DATA ROWS:
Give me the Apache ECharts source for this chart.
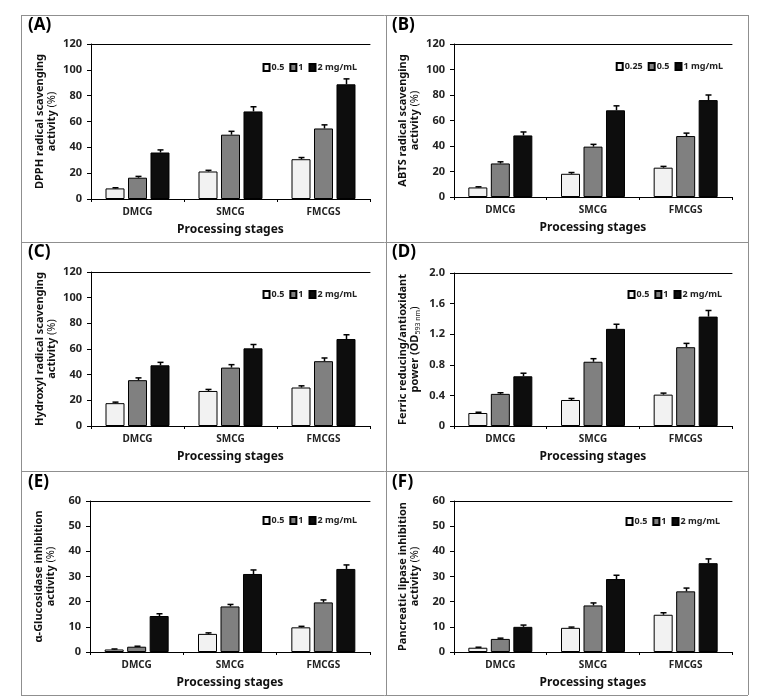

...

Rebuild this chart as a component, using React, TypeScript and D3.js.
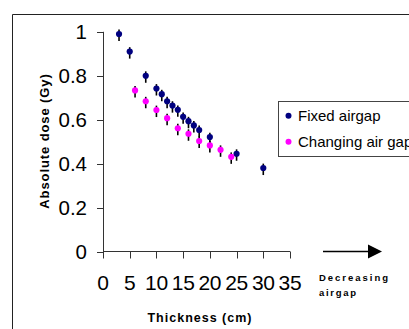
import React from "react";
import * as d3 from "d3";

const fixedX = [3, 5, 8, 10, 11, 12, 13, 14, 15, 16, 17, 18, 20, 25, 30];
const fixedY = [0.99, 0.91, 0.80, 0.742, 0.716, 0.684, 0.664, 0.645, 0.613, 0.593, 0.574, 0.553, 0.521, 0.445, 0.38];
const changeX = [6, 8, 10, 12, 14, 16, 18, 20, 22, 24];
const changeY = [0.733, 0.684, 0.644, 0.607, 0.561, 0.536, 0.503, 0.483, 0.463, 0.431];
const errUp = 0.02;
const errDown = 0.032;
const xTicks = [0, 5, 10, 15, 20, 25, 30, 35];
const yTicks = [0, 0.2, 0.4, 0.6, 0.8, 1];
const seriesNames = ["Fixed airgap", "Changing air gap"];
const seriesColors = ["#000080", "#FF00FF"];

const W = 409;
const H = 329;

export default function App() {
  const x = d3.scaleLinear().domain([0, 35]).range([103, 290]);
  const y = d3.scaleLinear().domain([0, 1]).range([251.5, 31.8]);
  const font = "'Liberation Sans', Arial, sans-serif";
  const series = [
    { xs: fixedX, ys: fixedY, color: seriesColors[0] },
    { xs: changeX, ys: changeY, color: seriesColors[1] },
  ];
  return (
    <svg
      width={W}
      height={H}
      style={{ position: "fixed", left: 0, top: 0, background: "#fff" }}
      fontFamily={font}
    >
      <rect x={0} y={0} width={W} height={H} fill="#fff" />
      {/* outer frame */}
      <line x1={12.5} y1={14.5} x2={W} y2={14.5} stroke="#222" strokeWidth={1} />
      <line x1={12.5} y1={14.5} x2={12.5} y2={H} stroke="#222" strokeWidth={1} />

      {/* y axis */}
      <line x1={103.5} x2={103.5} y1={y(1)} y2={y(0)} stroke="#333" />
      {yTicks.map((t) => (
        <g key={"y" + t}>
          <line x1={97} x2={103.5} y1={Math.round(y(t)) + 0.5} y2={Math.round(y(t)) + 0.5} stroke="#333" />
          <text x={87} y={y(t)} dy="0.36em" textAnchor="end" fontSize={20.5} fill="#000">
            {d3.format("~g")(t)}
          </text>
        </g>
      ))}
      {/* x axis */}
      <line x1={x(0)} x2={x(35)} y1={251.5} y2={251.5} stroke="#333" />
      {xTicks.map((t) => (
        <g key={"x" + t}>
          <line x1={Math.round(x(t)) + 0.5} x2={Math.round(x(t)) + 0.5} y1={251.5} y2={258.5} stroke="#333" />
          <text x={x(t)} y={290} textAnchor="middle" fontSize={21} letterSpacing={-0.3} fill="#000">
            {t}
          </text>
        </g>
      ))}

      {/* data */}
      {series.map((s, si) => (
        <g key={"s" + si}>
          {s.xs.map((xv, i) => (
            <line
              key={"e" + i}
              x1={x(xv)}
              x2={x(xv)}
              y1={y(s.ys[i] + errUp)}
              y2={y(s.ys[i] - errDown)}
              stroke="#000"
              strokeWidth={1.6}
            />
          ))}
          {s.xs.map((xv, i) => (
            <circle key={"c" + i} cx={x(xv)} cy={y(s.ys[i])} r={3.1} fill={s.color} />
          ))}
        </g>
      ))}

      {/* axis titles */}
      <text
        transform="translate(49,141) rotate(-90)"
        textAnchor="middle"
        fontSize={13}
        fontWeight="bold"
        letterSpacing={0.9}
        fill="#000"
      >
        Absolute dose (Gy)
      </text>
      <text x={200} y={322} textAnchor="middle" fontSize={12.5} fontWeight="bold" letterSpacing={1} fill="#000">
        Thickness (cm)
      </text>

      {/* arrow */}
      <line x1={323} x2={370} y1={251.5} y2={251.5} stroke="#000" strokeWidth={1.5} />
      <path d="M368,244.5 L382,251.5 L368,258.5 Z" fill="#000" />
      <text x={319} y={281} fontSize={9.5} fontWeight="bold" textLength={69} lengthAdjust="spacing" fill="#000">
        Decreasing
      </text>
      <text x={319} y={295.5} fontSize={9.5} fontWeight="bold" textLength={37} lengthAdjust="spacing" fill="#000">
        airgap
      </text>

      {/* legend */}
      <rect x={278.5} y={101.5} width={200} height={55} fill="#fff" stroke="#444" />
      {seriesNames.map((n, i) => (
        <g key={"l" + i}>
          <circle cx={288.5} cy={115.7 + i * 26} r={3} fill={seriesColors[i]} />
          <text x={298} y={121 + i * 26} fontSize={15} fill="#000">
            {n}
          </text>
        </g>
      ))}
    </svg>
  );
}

PROBLEM TO SOLVE: Scan the lines for the string "this". Pick out every line that has it.

TASK ANSWER:
Give me the Apache ECharts source for this chart.
Rebuild this chart as a component, using React, TypeScript and D3.js.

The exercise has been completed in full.